Should Oklahoma be included in this section? I couldn't find it included in any of the regional sub-forums. Does it truly fall under the "Everywhere Else" category or is this an oversight?

Hoping to find future OK events and post about them if I hear about any.

Thanks


----------



## gasdocok (May 14, 2011)

I usually post Oklahoma events in the "Everywhere else" section. I guess we in the great planes don't count as a specific region of the country.

I don't catch all the events in the area but when I hear of one I will post it up there.

You can also go check out the "groups" and there is one for oklahoma smokers. I am down in OKC but make it up to tulsa every now and then.


And welcome to the boards.


----------



## shawnmc77 (Apr 2, 2012)

Thanks for the welcome and the answer. I'll make sure to check those areas instead then.

Thanks again


----------



## LostMason (Oct 13, 2014)

Really think this should be bumped up.Seems that Oklahoma is the only state not listed and from this I can see
it has never been.Are we special,or do they fear our smoking community,:smokin:I would think we qualify as a 
state,even if we can't always spell correctly.:attention:


----------



## Herf N Turf (Dec 31, 2008)

shawnmc77 said:


> Should Oklahoma be included in this section? I couldn't find it included in any of the regional sub-forums. Does it truly fall under the "Everywhere Else" category or is this an oversight?
> 
> Hoping to find future OK events and post about them if I hear about any.
> 
> Thanks


Gosh, it seems we're seeing some "Necro-posting" on this old topic. OK has always fit into the "Everywhere Else" area. I've personally never seen where OK has aligned itself according to any regional designation. It's certainly not "midwest" and since it did't secede from the Union in, "The Unfortunate War of Northern Aggression", it's never really been associated with the South, either. It's not "West", since it rides too far East. Honestly, I wouldn't know _where _to put it. It's just always been respected as, "it's own thing", I guess.

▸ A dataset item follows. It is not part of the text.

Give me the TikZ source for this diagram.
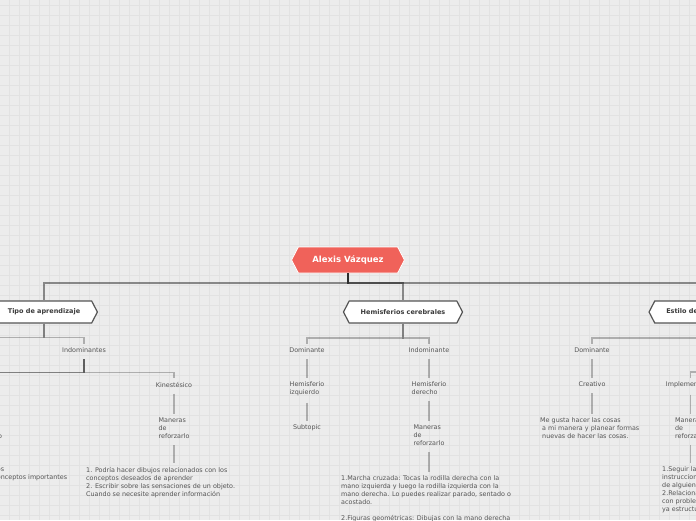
\documentclass[tikz,border=0pt]{standalone}
\usepackage{fontspec}
\setmainfont{DejaVu Sans}
\usetikzlibrary{shapes.symbols}
\definecolor{bgc}{RGB}{236,236,236}
\definecolor{gridc}{RGB}{226,226,226}
\definecolor{rootc}{RGB}{240,98,90}
\definecolor{txtc}{RGB}{85,85,85}
\definecolor{hexborder}{RGB}{85,85,85}
\definecolor{hextxt}{RGB}{58,58,58}
\begin{document}
\begin{tikzpicture}[x=1pt,y=-1pt,
  lbl/.style={font=\fontsize{6.4}{8}\selectfont, text=txtc, inner sep=0pt, align=left, anchor=north},
  desc/.style={font=\fontsize{6.4}{8}\selectfont, text=txtc, inner sep=0pt, align=left, anchor=north west},
  hexa/.style={shape=signal, signal to=east and west, signal pointer angle=125, draw=hexborder, line width=1.2pt, fill=white, minimum height=22pt, inner ysep=0pt, inner xsep=11.5pt, font=\fontsize{6.5}{8}\selectfont\bfseries, text=hextxt},
  roothex/.style={hexa, fill=rootc, draw=white, line width=0.8pt, minimum height=26pt, inner xsep=14pt, font=\fontsize{8.5}{10}\selectfont\bfseries, text=white},
  c0/.style={draw=black, draw opacity=0.42, line width=2pt},
  c1/.style={draw=black, draw opacity=0.26, line width=1.5pt, shorten >=4pt},
  c2/.style={c1, shorten <=6pt}
]
\useasboundingbox (0,0) rectangle (696,520);
\clip (0,0) rectangle (696,520);
\fill[bgc] (0,0) rectangle (696,520);
\foreach \i in {0,...,68} {\draw[gridc, line width=0.8pt] ({9.5+10*\i},0) -- ({9.5+10*\i},520);}
\foreach \j in {0,...,51} {\draw[gridc, line width=0.8pt] (0,{5+10*\j}) -- (696,{5+10*\j});}

% main topics
\node[roothex] (root) at (348,260) {Alexis Vázquez};
\node[hexa] (tipo) at (44,312) {Tipo de aprendizaje};
\node[hexa] (hemis) at (403,312) {Hemisferios cerebrales};
\node[hexa] (estilo) at (707,312) {Estilo de pensamiento};

% Tipo de aprendizaje branch
\coordinate (tdom) at (-60,348);
\node[lbl] (tind) at (84,347.9) {Indominantes};
\coordinate (tvis) at (-190,382);
\coordinate (taud) at (-13.5,382);
\node[lbl] (kin) at (174,381.9) {Kinestésico};
\node[lbl] (kman) at (174,417.9) {Maneras\\de\\reforzarlo};
\node[desc] (kdesc) at (86,466.9) {1. Podría hacer dibujos relacionados con los\\conceptos deseados de aprender\\2. Escribir sobre las sensaciones de un objeto.\\Cuando se necesite aprender información};
\node[lbl] (aman) at (-13.5,417.9) {Maneras\\de\\reforzarlo};
\node[desc] (adesc) at (-89,466.9) {1. Escuchar audios grabados\\2. Repetir en voz alta los conceptos importantes};

% Hemisferios branch
\node[lbl] (hdom) at (307,347.9) {Dominante};
\node[lbl] (hind) at (429,347.9) {Indominante};
\node[lbl] (hizq) at (307,381.9) {Hemisferio\\izquierdo};
\node[lbl] (hder) at (429,381.9) {Hemisferio\\derecho};
\node[lbl] (hsub) at (307,424.9) {Subtopic};
\node[lbl] (hman) at (429,424.9) {Maneras\\de\\reforzarlo};
\node[desc] (hdesc) at (341,475.9) {1.Marcha cruzada: Tocas la rodilla derecha con la\\mano izquierda y luego la rodilla izquierda con la\\mano derecha. Lo puedes realizar parado, sentado o\\acostado.\\[8pt]2.Figuras geométricas: Dibujas con la mano derecha};

% Estilo branch
\node[lbl] (edom) at (592,347.9) {Dominante};
\coordinate (eind) at (752,356);
\coordinate (eoth) at (812,382);
\node[lbl] (ecre) at (592,381.9) {Creativo};
\node[desc] (edesc) at (540,417.9) {Me gusta hacer las cosas\\\hspace*{2pt}a mi manera y planear formas\\\hspace*{2pt}nuevas de hacer las cosas.};
\node[lbl] (impl) at (690.5,381.9) {Implementador};
\node[lbl] (iman) at (690.5,417.9) {Maneras\\de\\reforzarlo};
\node[desc] (idesc) at (662,466.9) {1.Seguir las\\instrucciones\\de alguien\\2.Relacionar\\con problemas\\ya estructurados};

% connectors level 0
\draw[c0] (root.south) -- ++(0,10) -| (tipo.north);
\draw[c0] (root.south) -- ++(0,10) -| (hemis.north);
\draw[c0] (root.south) -- ++(0,10) -| (estilo.north);

% level 1
\draw[c1] (tipo.south) -- ++(0,14) -| (tdom);
\draw[c1] (tipo.south) -- ++(0,14) -| (tind.north);
\draw[c1] (hemis.south) -- ++(0,14.5) -| (hdom.north);
\draw[c1] (hemis.south) -- ++(0,14.5) -| (hind.north);
\draw[c1] (estilo.south) -- ++(0,14.5) -| (edom.north);
\draw[c1] (estilo.south) -- ++(0,14.5) -| (eind);

% level 2 and below
\draw[c2] (tind.south) -- ++(0,19) -| (tvis);
\draw[c2] (tind.south) -- ++(0,19) -| (taud);
\draw[c2] (tind.south) -- ++(0,19) -| (kin.north);
\draw[c1] (taud) -- (aman.north);
\draw[c2] (kin.south) -- (kman.north);
\draw[c2] (kman.south) -- (kman.south |- kdesc.north);
\draw[c2] (aman.south) -- (aman.south |- adesc.north);
\draw[c2] (hdom.south) -- (hizq.north);
\draw[c2] (hizq.south) -- (hsub.north);
\draw[c2] (hind.south) -- (hder.north);
\draw[c2] (hder.south) -- (hman.north);
\draw[c2] (hman.south) -- (hman.south |- hdesc.north);
\draw[c2] (edom.south) -- (ecre.north);
\draw[c2] (ecre.south) -- (ecre.south |- edesc.north);
\draw[c1] (eind) -- ++(0,16) -| (impl.north);
\draw[c1] (eind) -- ++(0,16) -| (eoth);
\draw[c2] (impl.south) -- (iman.north);
\draw[c2] (iman.south) -- (iman.south |- idesc.north);
\end{tikzpicture}
\end{document}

This might be a question best settled by the OK state legislature, or the Gubner.


----------



## LostMason (Oct 13, 2014)

Herf N Turf said:


> Gosh, it seems we're seeing some "Necro-posting" on this old topic. OK has always fit into the "Everywhere Else" area. I've personally never seen where OK has aligned itself according to any regional designation. It's certainly not "midwest" and since it did't secede from the Union in, "The Unfortunate War of Northern Aggression", it's never really been associated with the South, either. It's not "West", since it rides too far East. Honestly, I wouldn't know _where _to put it. It's just always been respected as, "it's own thing", I guess.
> 
> This might be a question best settled by the OK state legislature, or the Gubner.


Gubner////She doesn't smoke.....at least I don't see her as smoking....We weren't a state during that war so we couldn't take sides,just aligned with whoever was here and had whiskey.
I thought we were supposed to go through all the old post to learn stuff.


----------



## Herf N Turf (Dec 31, 2008)

LostMason said:


> I thought we were supposed to go through all the old post to learn stuff.


:thumb:

I don't know about "supposed to", but I can tell you, I did. I lurked this forum for a very long time before I finally joined.

...best online thing I ever did... but that's another story altogether.


----------



## LostMason (Oct 13, 2014)

I'm cerntainly glad I found this forum,I've had a lot of fun and learned a few things.Great bunch of compatriots.


----------